Editorial
August 12, 2014

That voters’ list – only Parliament can clean it up!

Tue Aug 12, 2014

The latest version of the list of eligible registered voters in St Vincent and the Grenadines has been released and it indicates that 105,919 persons would be eligible to vote if general elections were to be held today.

With a population in St Vincent and the Grenadines of 109,188, based on the housing and population census of 2012, the list clearly does not accurately reflect the total number of adult Vincentians who normally reside here, plus those who have returned home within the last five years.{{more}}

The list, which has been released to the political parties, also gives the number of persons who have the new identification card and those who still hold the ones issued prior to 2009. The number of persons holding the new cards is 68,624, which is closer to estimates of the adult population in this country based on the census.

For years now, there have been calls for the Office of the Supervisor of Elections to clean up the list and bring it down to a more realistic figure, but careful study of the Representative of the People Act would indicate why this is easier said than done.

The Act has only one reference to an ID card, and nowhere in the Act does it say that a person is required to have a valid ID card in order to be eligible to vote. All that is required. according to the Act, is for the the person’s name to be on the voters’ list.
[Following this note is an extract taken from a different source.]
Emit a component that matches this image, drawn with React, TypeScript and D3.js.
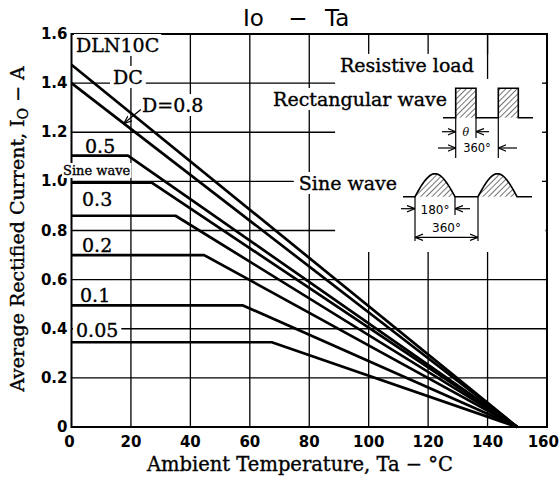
import React, { useLayoutEffect, useRef, useState } from "react";
import * as d3 from "d3";

const W = 560;
const H = 484;

const xDomain = [0, 160];
const yDomain = [0, 1.6];
const xTicks = [0, 20, 40, 60, 80, 100, 120, 140, 160];
const yTicks = [0, 0.2, 0.4, 0.6, 0.8, 1.0, 1.2, 1.4, 1.6];
const yTickLabels = ["0", "0.2", "0.4", "0.6", "0.8", "1.0", "1.2", "1.4", "1.6"];

// derating curves: flat at ratedCurrent until kneeTemp, then linear to 0 at zeroTemp
const seriesNames = ["DC", "D=0.8", "0.5", "Sine wave", "0.3", "0.2", "0.1", "0.05"];
const ratedCurrent = [1.475, 1.4, 1.105, 0.995, 0.86, 0.7, 0.495, 0.345];
const kneeTemp = [0, 0, 19, 27, 35, 44.6, 57.7, 67.4];
const zeroTemp = [150, 150, 150, 150, 150, 150, 150, 150];

const SERIF = "'DejaVu Serif', serif";
const SANS = "'DejaVu Sans', sans-serif";

function BgText(props: any) {
  const { pad = 2, padY = 0, children, ...rest } = props;
  const ref = useRef<SVGTextElement>(null);
  const [bb, setBB] = useState<any>(null);
  useLayoutEffect(() => {
    if (ref.current) {
      const b = ref.current.getBBox();
      setBB({ x: b.x, y: b.y, w: b.width, h: b.height });
    }
  }, []);
  return (
    <g>
      {bb && (
        <rect x={bb.x - pad} y={bb.y - padY} width={bb.w + 2 * pad} height={bb.h + 2 * padY} fill="white" stroke="none" />
      )}
      <text ref={ref} {...rest}>
        {children}
      </text>
    </g>
  );
}

export default function App() {
  const xs = d3.scaleLinear().domain(xDomain).range([71.5, 547]);
  const ys = d3.scaleLinear().domain(yDomain).range([427, 34]);
  const line = d3
    .line<number[]>()
    .x((d) => xs(d[0]))
    .y((d) => ys(d[1]));

  const curves = seriesNames.map((name, i) => ({
    name,
    pts: [
      [0, ratedCurrent[i]],
      [kneeTemp[i], ratedCurrent[i]],
      [zeroTemp[i], 0],
    ],
  }));

  // inset (legend/diagram) area in data units
  const insetX0 = 88.7;
  const insetY0 = 0.7125;
  const insetY1 = 1.519;

  // D=0.8 pointer
  const pTa = 17.6;
  const pIo = ratedCurrent[1] * (1 - pTa / zeroTemp[1]);
  const px = xs(pTa);
  const py = ys(pIo);

  // rectangle wave diagram
  const rBase = 117.7;
  const rTop = 88.3;
  const p1 = [455.7, 476];
  const p2 = [498.3, 518.3];
  const rectPath = `M443,${rBase} L${p1[0]},${rBase} L${p1[0]},${rTop} L${p1[1]},${rTop} L${p1[1]},${rBase} L${p2[0]},${rBase} L${p2[0]},${rTop} L${p2[1]},${rTop} L${p2[1]},${rBase} L533,${rBase}`;

  // sine wave diagram
  const sBase = 196.7;
  const sAmp = 23;
  const h1 = [415, 455];
  const h2 = [478, 517];
  const hump = (a: number, b: number) => {
    const n = 24;
    return d3.range(n + 1).map((k) => {
      const t = k / n;
      return [a + (b - a) * t, sBase - sAmp * Math.sin(Math.PI * t)];
    });
  };
  const humpLine = d3.line<number[]>().x((d) => d[0]).y((d) => d[1]);
  const hump1 = hump(h1[0], h1[1]);
  const hump2 = hump(h2[0], h2[1]);

  const dimStyle = { stroke: "#000", strokeWidth: 1.2, fill: "none" };
  const txtStroke = { stroke: "#000", strokeWidth: 0.35 };

  return (
    <svg
      width={W}
      height={H}
      viewBox={`0 0 ${W} ${H}`}
      style={{ position: "absolute", left: 0, top: 0, background: "white" }}
    >
      <defs>
        <pattern id="hatch" width="4" height="4" patternUnits="userSpaceOnUse" patternTransform="rotate(45)">
          <line x1="0" y1="0" x2="0" y2="4" stroke="#000" strokeWidth="1.1" />
        </pattern>
        <marker id="arr" viewBox="0 0 8 8" refX="8" refY="4" markerWidth="8" markerHeight="8" orient="auto-start-reverse" markerUnits="userSpaceOnUse">
          <path d="M0,0.8 L8,4 L0,7.2" fill="none" stroke="#000" strokeWidth="1.2" />
        </marker>
      </defs>
      <rect x={0} y={0} width={W} height={H} fill="white" />

      {/* title */}
      <g fontFamily={SANS} fontSize={23} fill="#000">
        <text x={243} y={26}>Io</text>
        <text x={298} y={26} textAnchor="middle">−</text>
        <text x={325} y={26}>Ta</text>
      </g>

      {/* grid */}
      <g stroke="#000" strokeWidth={1.3}>
        {xTicks.slice(1, -1).map((t) => (
          <line key={"gx" + t} x1={xs(t)} x2={xs(t)} y1={ys(0)} y2={ys(1.6)} />
        ))}
        {yTicks.slice(1, -1).map((t) => (
          <line key={"gy" + t} x1={xs(0)} x2={xs(160)} y1={ys(t)} y2={ys(t)} />
        ))}
      </g>

      {/* inset area cleared */}
      <rect x={xs(insetX0)} y={ys(insetY1)} width={xs(160) - 1.5 - xs(insetX0)} height={ys(insetY0) - ys(insetY1)} fill="white" />
      <line x1={xs(140)} x2={xs(140)} y1={ys(1.6)} y2={ys(1.417)} stroke="#000" strokeWidth={1.3} />
      {[1.4, 1.2, 1.0].map((t) => (
        <line key={"rt" + t} x1={xs(160) - 5} x2={xs(160)} y1={ys(t)} y2={ys(t)} stroke="#000" strokeWidth={1.3} />
      ))}

      {/* frame */}
      <rect x={xs(0)} y={ys(1.6)} width={xs(160) - xs(0)} height={ys(0) - ys(1.6)} fill="none" stroke="#000" strokeWidth={2} />

      {/* tick labels */}
      <g fontFamily={SANS} fontWeight="bold" fontSize={15} fill="#000">
        {yTicks.map((t, i) => (
          <text key={"yl" + t} x={xs(0) - 4} y={ys(t) + 5} textAnchor="end">
            {yTickLabels[i]}
          </text>
        ))}
        {xTicks.map((t) => (
          <text
            key={"xl" + t}
            x={t === 160 ? 559 : xs(t) + (t === 0 ? -2 : 0)}
            y={447}
            textAnchor={t === 160 ? "end" : "middle"}
          >
            {t}
          </text>
        ))}
      </g>

      {/* axis titles */}
      <text x={300} y={471} textAnchor="middle" fontFamily={SERIF} fontSize={19.5} fill="#000" {...txtStroke}>
        Ambient Temperature, Ta − °C
      </text>
      <text transform="translate(24,229) rotate(-90)" textAnchor="middle" fontFamily={SERIF} fontSize={19} fill="#000" {...txtStroke}>
        Average Rectified Current, I
        <tspan fontSize={14} dy={4}>O</tspan>
        <tspan dy={-4}> − A</tspan>
      </text>

      {/* curve labels */}
      <g fontFamily={SERIF} fontSize={19} fill="#000" {...txtStroke}>
        <BgText x={76} y={52}>DLN10C</BgText>
        <BgText x={113} y={84} pad={3}>DC</BgText>
        <BgText x={142} y={112} pad={2}>D=0.8</BgText>
        <text x={85} y={153}>0.5</text>
        <BgText x={63} y={175} fontSize={13} pad={1}>Sine wave</BgText>
        <text x={82} y={206}>0.3</text>
        <text x={82} y={252}>0.2</text>
        <text x={80} y={302}>0.1</text>
        <BgText x={76} y={337} pad={3}>0.05</BgText>
        <BgText x={340} y={72}>Resistive load</BgText>
        <BgText x={447} y={106} textAnchor="end" pad={4}>Rectangular wave</BgText>
        <BgText x={397} y={190} textAnchor="end" pad={5}>Sine wave</BgText>
      </g>

      {/* D=0.8 pointer */}
      <line x1={px + 17} y1={py - 14} x2={px} y2={py} stroke="#000" strokeWidth={1.2} markerEnd="url(#arr)" />

      {/* curves */}
      <g fill="none" stroke="#000" strokeWidth={2.7} strokeLinejoin="round">
        {curves.map((c) => (
          <path key={c.name} d={line(c.pts as any) || ""} />
        ))}
      </g>

      {/* rectangular wave diagram */}
      <rect x={p1[0]} y={rTop} width={p1[1] - p1[0]} height={rBase - rTop} fill="url(#hatch)" />
      <rect x={p2[0]} y={rTop} width={p2[1] - p2[0]} height={rBase - rTop} fill="url(#hatch)" />
      <path d={rectPath} fill="none" stroke="#000" strokeWidth={1.6} />
      <g {...dimStyle}>
        <line x1={p1[0]} x2={p1[0]} y1={rBase} y2={158} />
        <line x1={p1[1]} x2={p1[1]} y1={rBase} y2={138} />
        <line x1={p2[0]} x2={p2[0]} y1={rBase} y2={158} />
        <line x1={442} x2={p1[0]} y1={131.7} y2={131.7} markerEnd="url(#arr)" />
        <line x1={489} x2={p1[1]} y1={131.7} y2={131.7} markerEnd="url(#arr)" />
        <line x1={438} x2={p1[0]} y1={148} y2={148} markerEnd="url(#arr)" />
        <line x1={517} x2={p2[0]} y1={148} y2={148} markerEnd="url(#arr)" />
      </g>
      <text x={(p1[0] + p1[1]) / 2} y={135.5} textAnchor="middle" fontFamily={SERIF} fontStyle="italic" fontSize={11}>θ</text>
      <text x={(p1[0] + p2[0]) / 2} y={152} textAnchor="middle" fontFamily={SANS} fontSize={11.5}>360°</text>

      {/* sine wave diagram */}
      <path d={(humpLine(hump1 as any) || "") + "Z"} fill="url(#hatch)" stroke="none" />
      <path d={(humpLine(hump2 as any) || "") + "Z"} fill="url(#hatch)" stroke="none" />
      <path
        d={`M403,${sBase} L${h1[0]},${sBase} ${(humpLine(hump1 as any) || "").replace("M", "L")} L${h2[0]},${sBase} ${(humpLine(hump2 as any) || "").replace("M", "L")} L532,${sBase}`}
        fill="none"
        stroke="#000"
        strokeWidth={1.6}
      />
      <g {...dimStyle}>
        <line x1={h1[0]} x2={h1[0]} y1={sBase} y2={241} />
        <line x1={h1[1]} x2={h1[1]} y1={sBase} y2={215} />
        <line x1={h2[0]} x2={h2[0]} y1={sBase} y2={241} />
        <line x1={401} x2={h1[0]} y1={208.7} y2={208.7} markerEnd="url(#arr)" />
        <line x1={470} x2={h1[1]} y1={208.7} y2={208.7} markerEnd="url(#arr)" />
        <line x1={h1[0]} x2={h2[0]} y1={237.3} y2={237.3} markerStart="url(#arr)" markerEnd="url(#arr)" />
      </g>
      <text x={(h1[0] + h1[1]) / 2} y={213.5} textAnchor="middle" fontFamily={SANS} fontSize={12}>180°</text>
      <text x={(h1[0] + h2[0]) / 2} y={232} textAnchor="middle" fontFamily={SANS} fontSize={12}>360°</text>
    </svg>
  );
}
And removing a person’s name from the list is not that simple, the Supervisor of Elections explained to SEARCHLIGHT yesterday. With the absence of computerized immigration records which would definitively say which Vincentians have not returned home for over five years, removing a person from the list, based the report of a relative or neighbour would be risky and may open the Supervisor of Elections to legal challenge.
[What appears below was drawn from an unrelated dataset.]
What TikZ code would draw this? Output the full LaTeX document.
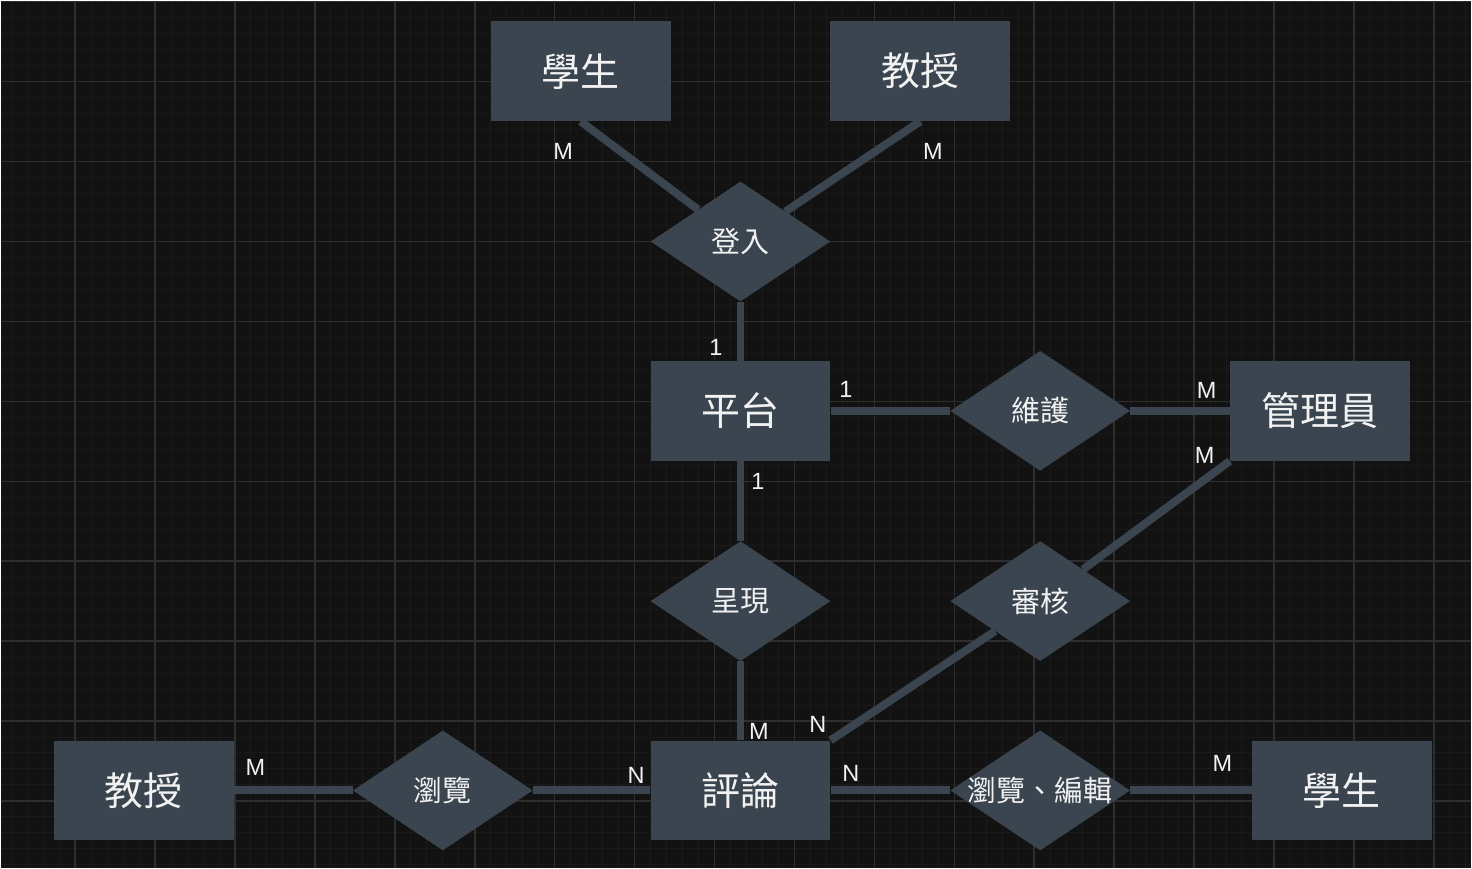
\documentclass[tikz,border=0pt]{standalone}
\usepackage{fontspec}
\setmainfont{Noto Sans CJK TC}
\newfontfamily\cardfont{Liberation Sans}
\usetikzlibrary{shapes.geometric}

\definecolor{canvas}{HTML}{121212}
\definecolor{gridminor}{HTML}{1A1A1A}
\definecolor{gridmajor}{HTML}{2E2E2E}
\definecolor{slate}{HTML}{3A4550}
\definecolor{ink}{HTML}{F2F2F2}

\begin{document}
\begin{tikzpicture}[x=1pt,y=-1pt,
  entity/.style={rectangle, fill=slate, minimum width=180pt, minimum height=100pt,
    inner sep=0pt, text=ink, font=\fontsize{39}{45}\selectfont},
  relation/.style={diamond, fill=slate, minimum width=180pt, minimum height=120pt,
    inner sep=0pt},
  reltext/.style={text=ink, inner sep=0pt, font=\fontsize{29}{34}\selectfont},
  link/.style={draw=slate, line width=8pt},
  card/.style={text=ink, inner sep=0pt, font=\cardfont\fontsize{23.5}{27}\selectfont}]

% canvas and grid
\fill[canvas] (0,0) rectangle (1472,868);
\foreach \x in {10.5,26.5,...,1472} \draw[gridminor, line width=1pt] (\x,0) -- (\x,868);
\foreach \y in {1,17,...,868} \draw[gridminor, line width=1pt] (0,\y) -- (1472,\y);
\foreach \x in {74.5,154.5,...,1472} \draw[gridmajor, line width=1.5pt] (\x,0) -- (\x,868);
\foreach \y in {1,81,...,868} \draw[gridmajor, line width=1.5pt] (0,\y) -- (1472,\y);

% entities
\node[entity] (stuA)   at (580.5,70.5)  {學生};
\node[entity] (profA)  at (920.5,70.5)  {教授};
\node[entity] (plat)   at (740.5,410.5) {平台};
\node[entity] (admin)  at (1320.5,410.5){管理員};
\node[entity] (review) at (740.5,790.5) {評論};
\node[entity] (profB)  at (143,790.5)   {教授};
\node[entity] (stuB)   at (1342.5,790.5){學生};

% relationships
\node[relation, label={[reltext]center:登入}]       (login)  at (740.5,241)    {};
\node[relation, label={[reltext]center:維護}]       (maint)  at (1040.5,410.5) {};
\node[relation, label={[reltext]center:呈現}]       (show)   at (740.5,601)    {};
\node[relation, label={[reltext]center:審核}]       (audit)  at (1040.5,601)   {};
\node[relation, label={[reltext]center:瀏覽}]       (browse) at (442.5,790.5)  {};
\node[relation, label={[reltext]center:瀏覽、編輯}] (edit)   at (1040.5,790.5) {};

% connectors
\draw[link] (stuA.south) -- (login);
\draw[link] (profA.south) -- (login);
\draw[link] (login) -- (plat);
\draw[link] (plat) -- (maint);
\draw[link] (maint) -- (admin);
\draw[link] (plat) -- (show);
\draw[link] (show) -- (review);
\draw[link] (admin.south west) -- (audit);
\draw[link] (audit) -- (review.north east);
\draw[link] (profB) -- (browse);
\draw[link] (browse) -- (review);
\draw[link] (review) -- (edit);
\draw[link] (edit) -- (stuB);

% cardinalities
\node[card] (cStuA)    at (563,151)  {M};
\node[card] (cProfA)   at (933,151)  {M};
\node[card] (cLogin)   at (716,347)  {1};
\node[card] (cPlatR)   at (846,389)  {1};
\node[card] (cAdminL)  at (1207,390) {M};
\node[card] (cAdminB)  at (1205,455) {M};
\node[card] (cPlatB)   at (758,481)  {1};
\node[card] (cRevTop)  at (759,731)  {M};
\node[card] (cRevAud)  at (818,724)  {N};
\node[card] (cRevL)    at (636,775)  {N};
\node[card] (cRevR)    at (851,773)  {N};
\node[card] (cProfB)   at (255,767)  {M};
\node[card] (cStuB)    at (1223,763) {M};
\end{tikzpicture}
\end{document}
The Supervisor of Elections is therefore understandably treading cautiously, as it is better to have bloated list than to disenfranchise a single voter.

Despite this, no one should feel happy about this list, as the status of 35 per cent of those on it is uncertain – one does not know if these are people who are resident in St Vincent and the Grenadines, but have not bothered to register for the new cards, or persons who have been overseas since before 2009 or even some who are dead.

Uncertainty about the status of such a large percentage of the list is cause for concern, as it leaves too much room for electoral fraud and other irregularities.

The political parties have been complaining about the list for many years now, but we are not aware of a call by any of them for the Representation of the People Act to be amended to allow for a cleansing of the list. It certainly seems that amending the Act would be the only way to clean the list in any meaningful manner, given the strictures placed on the Supervisor of Elections by the Act in its present form.